EXPERIMENTAL STUDY ON THE CO2 TO WATER HEAT EXCHANGER PERFORMANXCE NEAR THE CO2 CRITICAL POINT

Abstract

Supercritical CO2 (S-CO2) cycle is considered as one of the promising candidates for the next generation nuclear reactor power conversion system due to relatively high efficiency at low turbine inlet temperature. It also has simple layout and small footprint due to compact turbomachinery and heat exchangers. The major characteristic of a S-CO2 cycle is the small compression work due to dynamic thermodynamic property variation near the critical point. As the S-CO2 cycle efficiency is highly dependent on the compressor inlet condition, the performance of precooler must be investigated thoroughly as the precooler conditions the compressor inlet condition. For such application, conventional shell and tube heat exchanger can be considered.
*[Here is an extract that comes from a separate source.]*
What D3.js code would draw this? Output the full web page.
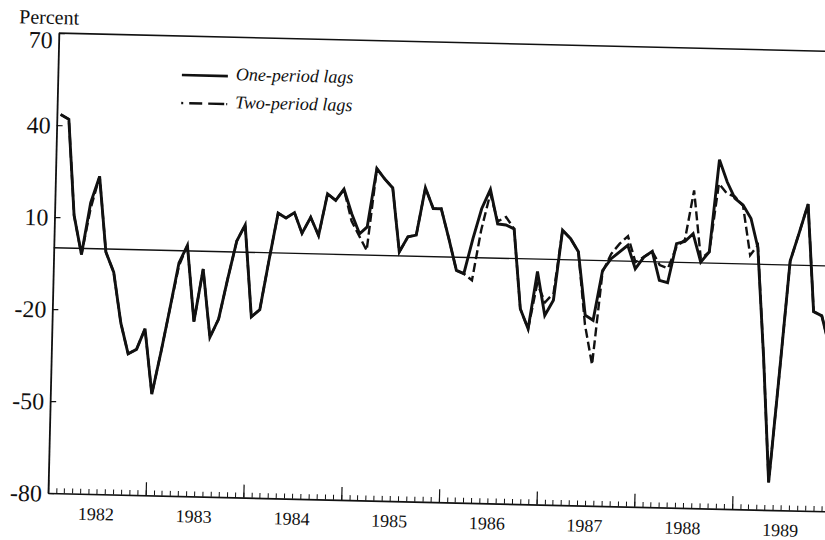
<!DOCTYPE html>
<html>
<head>
<meta charset="utf-8">
<script src="https://cdn.jsdelivr.net/npm/d3@7"></script>
<style>
  html, body { margin: 0; padding: 0; background: #fff; overflow: hidden; }
  svg { display: block; }
</style>
</head>
<body>
<div class="chart-wrapper"></div>
<script>
// monthly series, Jan 1982 .. Dec 1989 (percent)
const startYear = 1982;
const yearLabels = ['1982', '1983', '1984', '1985', '1986', '1987', '1988', '1989'];
const yTicks = [70, 40, 10, -20, -50, -80];

const oneLag = [
  43.5, 42, 10.7, -2, 15, 23.6, -1, -7.5, -24, -34, -32.5, -25.7,
  -47, -33, -19.5, -4, 1.8, -23, -5.8, -28, -22, -9, 3.6, 8.9,
  -21, -18.6, -3, 13, 11.5, 13.3, 6.6, 11.9, 6, 19.7, 17.6, 21.3,
  13.4, 6.9, 9.2, 28.3, 25, 22.1, 1.3, 6.3, 6.9, 22.4, 15.7, 15.7,
  6, -4.3, -5.3, 6.2, 16, 22.4, 11.2, 10.9, 9.7, -16.3, -22.8, -4,
  -18.3, -13.3, 9.6, 6.9, 2.7, -17.9, -19.5, -3.2, 0.7, 2.9, 5.2, -2.4,
  1.5, 3.4, -6, -6.7, 6.1, 6.9, 9.5, 0.3, 3.7, 33.8, 26.6, 21.3,
  19.2, 14.9, 5.5, -30, -71, -35, 1.3, 10.5, 20, -15, -16.3, -26
];

const twoLag = [
  43.5, 42, 10.7, -2, 13, 23.6, -1, -7.5, -24, -34, -32.5, -25.7,
  -47, -33, -19.5, -5, 1.8, -23, -5.8, -28, -22, -9, 3.6, 8.9,
  -21, -18.6, -3, 13, 11.5, 13.3, 6.6, 11.9, 6, 19.7, 17.6, 21.3,
  11, 6, 1.5, 28.3, 25, 22.1, 1.3, 6.3, 6.9, 22.4, 15.7, 15.7,
  6, -4.3, -5.3, -7.4, 9, 21, 12, 13.5, 9.7, -16.3, -22.8, -8,
  -14, -11, 9.6, 6.9, 2.7, -21, -34, -3.7, 2.3, 5.6, 8.2, -0.2,
  1.5, 3.4, -1, -2, 5, 7.5, 23.6, 1.4, 3.7, 26, 22.8, 21.9,
  19, 2.9, 6.2, -30, -71, -35, 1.3, 10.5, 20, -15, -16.3, -26
];

const W = 825, H = 540;
const margin = { left: 48, top: 33 };
const width = 782, height = 460;
const tilt = 1.35; // the scanned page sits slightly askew

// values are plotted mid-month
const toPoints = vals => vals.map((v, i) => ({ date: new Date(startYear, i, 15), value: v }));

const x = d3.scaleTime()
  .domain([new Date(startYear, 0, 1), new Date(startYear + yearLabels.length, 0, 1)])
  .range([0, width]);

const y = d3.scaleLinear().domain([-80, 70]).range([height, 0]);

const svg = d3.select('.chart-wrapper')
  .append('svg')
  .attr('width', W)
  .attr('height', H);

const g = svg.append('g')
  .attr('transform', 'rotate(' + tilt + ',' + margin.left + ',' + (margin.top + height) + ') translate(' + margin.left + ',' + margin.top + ')')
  .style('font-family', '"Liberation Serif", "Times New Roman", serif')
  .style('fill', '#111');

// top frame line and zero line
g.append('line')
  .attr('x1', 0).attr('x2', width + 20)
  .attr('y1', y(70)).attr('y2', y(70))
  .attr('stroke', '#111').attr('stroke-width', 1.6);

g.append('line')
  .attr('x1', 0).attr('x2', width + 20)
  .attr('y1', y(0)).attr('y2', y(0))
  .attr('stroke', '#111').attr('stroke-width', 1.3);

// y axis
const yAxis = g.append('g')
  .attr('font-family', '"Liberation Serif", serif')
  .call(d3.axisLeft(y).tickValues(yTicks).tickSize(-6).tickSizeOuter(0).tickPadding(6)
    .tickFormat(d => String(d)));
yAxis.select('.domain').attr('stroke', '#111').attr('stroke-width', 1.8);
yAxis.selectAll('.tick line').attr('stroke', '#111').attr('stroke-width', 1.2);
yAxis.selectAll('.tick text')
  .style('font-family', '"Liberation Serif", serif')
  .style('font-size', '24px')
  .attr('fill', '#111')
  .attr('dy', d => d === 70 ? '0.62em' : '0.34em');

// x axis: monthly minor ticks, year major ticks
const xMinor = g.append('g')
  .attr('transform', 'translate(0,' + height + ')')
  .call(d3.axisBottom(x).ticks(d3.timeMonth.every(1)).tickSize(-5).tickSizeOuter(0).tickFormat(''));
xMinor.select('.domain').attr('stroke', '#111').attr('stroke-width', 1.6);
xMinor.selectAll('.tick line').attr('stroke', '#111').attr('stroke-width', 1);

const xMajor = g.append('g')
  .attr('transform', 'translate(0,' + height + ')')
  .call(d3.axisBottom(x).ticks(d3.timeYear.every(1)).tickSize(-13).tickSizeOuter(0).tickFormat(''));
xMajor.select('.domain').remove();
xMajor.selectAll('.tick line').attr('stroke', '#111').attr('stroke-width', 1.2);

g.selectAll('.year-label')
  .data(yearLabels)
  .enter()
  .append('text')
  .attr('class', 'year-label')
  .attr('x', d => x(new Date(+d, 6, 1)))
  .attr('y', height + 26)
  .attr('text-anchor', 'middle')
  .style('font-size', '18px')
  .text(d => d);

g.append('text')
  .attr('x', -40)
  .attr('y', -9)
  .style('font-size', '20px')
  .text('Percent');

// series
const line = d3.line()
  .x(d => x(d.date))
  .y(d => y(d.value));

g.append('path')
  .datum(toPoints(twoLag))
  .attr('d', line)
  .attr('fill', 'none')
  .attr('stroke', '#111')
  .attr('stroke-width', 2.4)
  .attr('stroke-dasharray', '9,4');

g.append('path')
  .datum(toPoints(oneLag))
  .attr('d', line)
  .attr('fill', 'none')
  .attr('stroke', '#111')
  .attr('stroke-width', 2.9)
  .attr('stroke-linejoin', 'miter');

// legend
const legend = g.append('g').attr('transform', 'translate(124,39)');
legend.append('line')
  .attr('x1', 0).attr('x2', 46).attr('y1', 0).attr('y2', 0)
  .attr('stroke', '#111').attr('stroke-width', 2.6);
legend.append('line')
  .attr('x1', 0).attr('x2', 46).attr('y1', 28).attr('y2', 28)
  .attr('stroke', '#111').attr('stroke-width', 2.4)
  .attr('stroke-dasharray', '2,6,13,6,16');
legend.append('text')
  .attr('x', 54).attr('y', 4)
  .style('font-size', '18px').style('font-style', 'italic')
  .text('One-period lags');
legend.append('text')
  .attr('x', 54).attr('y', 32)
  .style('font-size', '18px').style('font-style', 'italic')
  .text('Two-period lags');
</script>
</body>
</html>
To investigate the CO2 heat transfer near the critical point to the water acting as the ultimate heat sink, the experimental data obtained from S-CO2 Pressurizing Experiment (SCO2PE) were utilized. SCO2PE is composed of a canned motor type CO2 compressor, an expansion valve and a spiral tube heat exchanger. The conventional LMTD method was utilized for the spiral tube heat exchanger design evaluation. However, the heat exchanger performance differs from the design point as the CO2 specific heat changes vigorously near the critical point. To assess the CO2 heat transfer more precisely, the average Nusselt number is calculated and compared with the existing correlations.